* _Directions for this task_
Without the pictures, repeat the listing character for character.

+ + + + + + +

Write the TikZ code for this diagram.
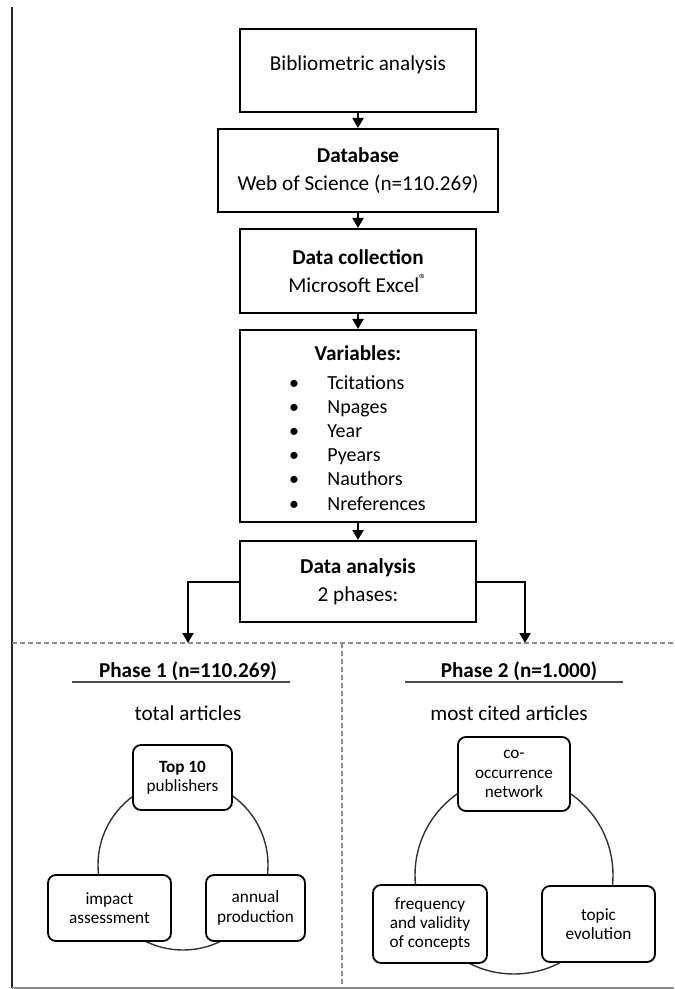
\documentclass[tikz,border=0pt]{standalone}
\usepackage{fontspec}
\setmainfont{Carlito}
\usetikzlibrary{arrows.meta, positioning}

\begin{document}
\begin{tikzpicture}[x=0.5pt, y=-0.5pt,
  flow/.style={draw, line width=1pt, minimum width=118pt, inner sep=0pt, align=center, font=\fontsize{10.6}{14}\selectfont},
  txt/.style={inner sep=0pt, text height=1.5ex, text depth=0pt, font=\fontsize{10.6}{14}\selectfont},
  item/.style={inner sep=0pt, text height=1.5ex, text depth=0pt, font=\fontsize{10}{12}\selectfont},
  tag/.style={draw, fill=white, line width=0.9pt, rounded corners=4pt, inner sep=0pt, align=center, font=\fontsize{8.6}{9.6}\selectfont},
  link/.style={line width=1pt, -{Triangle[width=5.5pt, length=5pt]}},
  ring/.style={draw=black!80, line width=0.7pt},
  sep/.style={draw=black!45, line width=0.6pt, dash pattern=on 2.5pt off 1.5pt},
  rule/.style={draw=black!70, line width=0.8pt}]
 \useasboundingbox (0,0) rectangle (674,989);
 \draw[line width=1pt, black!85] (12,7) -- (12,988);
 \draw[line width=1pt, black!45] (12,988) -- (674,988);
 % flow
 \node[flow, minimum height=41.5pt] (bib) at (358,70.5) {};
 \node[txt] (bibtxt) at (358,63) {Bibliometric analysis};
 \node[flow, minimum width=140pt, minimum height=41.5pt] (db) at (358,170.5) {\textbf{Database}\\Web of Science (n=110.269)};
 \node[flow, minimum height=42pt] (col) at (358,271) {\textbf{Data collection}\\Microsoft Excel\textsuperscript{\textregistered}};
 \node[flow, minimum height=96pt] (vars) at (358,426) {};
 \node[txt] (varhead) at (358,353) {\textbf{Variables:}};
 \foreach \v [count=\i from 0] in {Tcitations, Npages, Year, Pyears, Nauthors, Nreferences}{
   \node[item] (dot\i) at (294, 382+24.2*\i) {\textbullet};
   \node[item, anchor=west] (var\i) at (327, 382+24.2*\i) {\v};
 }
 \node[flow, minimum height=40.5pt] (ana) at (358,581.5) {\textbf{Data analysis}\\2 phases:};
 \draw[link] (bib) -- (db);
 \draw[link] (db) -- (col);
 \draw[link] (col) -- (vars);
 \draw[link] (vars) -- (ana);
 \coordinate (in1) at (188,643);
 \coordinate (in2) at (525,643);
 \draw[link] (ana.west) -| (in1);
 \draw[link] (ana.east) -| (in2);
 \draw[sep] (12,643) -- (674,643);
 \draw[sep] (342,643) -- (342,988);
 % phase 1
 \node[txt] (ph1) at (188,670) {\textbf{Phase 1 (n=110.269)}};
 \draw[rule] (72,682) -- (290,682);
 \node[txt] (ph1sub) at (188,713) {total articles};
 \draw[ring] (183,865) circle[radius=85];
 \node[tag, minimum width=49.5pt, minimum height=32.5pt] (top) at (182.5,777.5) {\textbf{Top 10}\\publishers};
 \node[tag, minimum width=61.5pt, minimum height=33pt] (imp) at (109.5,908) {impact\\assessment};
 \node[tag, minimum width=49.5pt, minimum height=33pt] (ann) at (255.5,908) {annual\\production};
 % phase 2
 \node[txt] (ph2) at (519,670) {\textbf{Phase 2 (n=1.000)}};
 \draw[rule] (405,682) -- (623,682);
 \node[txt] (ph2sub) at (509,713) {most cited articles};
 \draw[ring] (514,875) circle[radius=99];
 \node[tag, minimum width=56pt, minimum height=37pt] (cooc) at (514,774) {co-\\occurrence\\network};
 \node[tag, minimum width=57pt, minimum height=39pt] (freq) at (430,924) {frequency\\and validity\\of concepts};
 \node[tag, minimum width=56.5pt, minimum height=38pt] (topic) at (598.5,924) {topic\\evolution};
\end{tikzpicture}
\end{document}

+ + + + + + +

* _Full answer_
Write the TikZ code for this diagram.
\documentclass[tikz,border=0pt]{standalone}
\usepackage{fontspec}
\setmainfont{Carlito}
\usetikzlibrary{arrows.meta, positioning}

\begin{document}
\begin{tikzpicture}[x=0.5pt, y=-0.5pt,
  flow/.style={draw, line width=1pt, minimum width=118pt, inner sep=0pt, align=center, font=\fontsize{10.6}{14}\selectfont},
  txt/.style={inner sep=0pt, text height=1.5ex, text depth=0pt, font=\fontsize{10.6}{14}\selectfont},
  item/.style={inner sep=0pt, text height=1.5ex, text depth=0pt, font=\fontsize{10}{12}\selectfont},
  tag/.style={draw, fill=white, line width=0.9pt, rounded corners=4pt, inner sep=0pt, align=center, font=\fontsize{8.6}{9.6}\selectfont},
  link/.style={line width=1pt, -{Triangle[width=5.5pt, length=5pt]}},
  ring/.style={draw=black!80, line width=0.7pt},
  sep/.style={draw=black!45, line width=0.6pt, dash pattern=on 2.5pt off 1.5pt},
  rule/.style={draw=black!70, line width=0.8pt}]
 \useasboundingbox (0,0) rectangle (674,989);
 \draw[line width=1pt, black!85] (12,7) -- (12,988);
 \draw[line width=1pt, black!45] (12,988) -- (674,988);
 % flow
 \node[flow, minimum height=41.5pt] (bib) at (358,70.5) {};
 \node[txt] (bibtxt) at (358,63) {Bibliometric analysis};
 \node[flow, minimum width=140pt, minimum height=41.5pt] (db) at (358,170.5) {\textbf{Database}\\Web of Science (n=110.269)};
 \node[flow, minimum height=42pt] (col) at (358,271) {\textbf{Data collection}\\Microsoft Excel\textsuperscript{\textregistered}};
 \node[flow, minimum height=96pt] (vars) at (358,426) {};
 \node[txt] (varhead) at (358,353) {\textbf{Variables:}};
 \foreach \v [count=\i from 0] in {Tcitations, Npages, Year, Pyears, Nauthors, Nreferences}{
   \node[item] (dot\i) at (294, 382+24.2*\i) {\textbullet};
   \node[item, anchor=west] (var\i) at (327, 382+24.2*\i) {\v};
 }
 \node[flow, minimum height=40.5pt] (ana) at (358,581.5) {\textbf{Data analysis}\\2 phases:};
 \draw[link] (bib) -- (db);
 \draw[link] (db) -- (col);
 \draw[link] (col) -- (vars);
 \draw[link] (vars) -- (ana);
 \coordinate (in1) at (188,643);
 \coordinate (in2) at (525,643);
 \draw[link] (ana.west) -| (in1);
 \draw[link] (ana.east) -| (in2);
 \draw[sep] (12,643) -- (674,643);
 \draw[sep] (342,643) -- (342,988);
 % phase 1
 \node[txt] (ph1) at (188,670) {\textbf{Phase 1 (n=110.269)}};
 \draw[rule] (72,682) -- (290,682);
 \node[txt] (ph1sub) at (188,713) {total articles};
 \draw[ring] (183,865) circle[radius=85];
 \node[tag, minimum width=49.5pt, minimum height=32.5pt] (top) at (182.5,777.5) {\textbf{Top 10}\\publishers};
 \node[tag, minimum width=61.5pt, minimum height=33pt] (imp) at (109.5,908) {impact\\assessment};
 \node[tag, minimum width=49.5pt, minimum height=33pt] (ann) at (255.5,908) {annual\\production};
 % phase 2
 \node[txt] (ph2) at (519,670) {\textbf{Phase 2 (n=1.000)}};
 \draw[rule] (405,682) -- (623,682);
 \node[txt] (ph2sub) at (509,713) {most cited articles};
 \draw[ring] (514,875) circle[radius=99];
 \node[tag, minimum width=56pt, minimum height=37pt] (cooc) at (514,774) {co-\\occurrence\\network};
 \node[tag, minimum width=57pt, minimum height=39pt] (freq) at (430,924) {frequency\\and validity\\of concepts};
 \node[tag, minimum width=56.5pt, minimum height=38pt] (topic) at (598.5,924) {topic\\evolution};
\end{tikzpicture}
\end{document}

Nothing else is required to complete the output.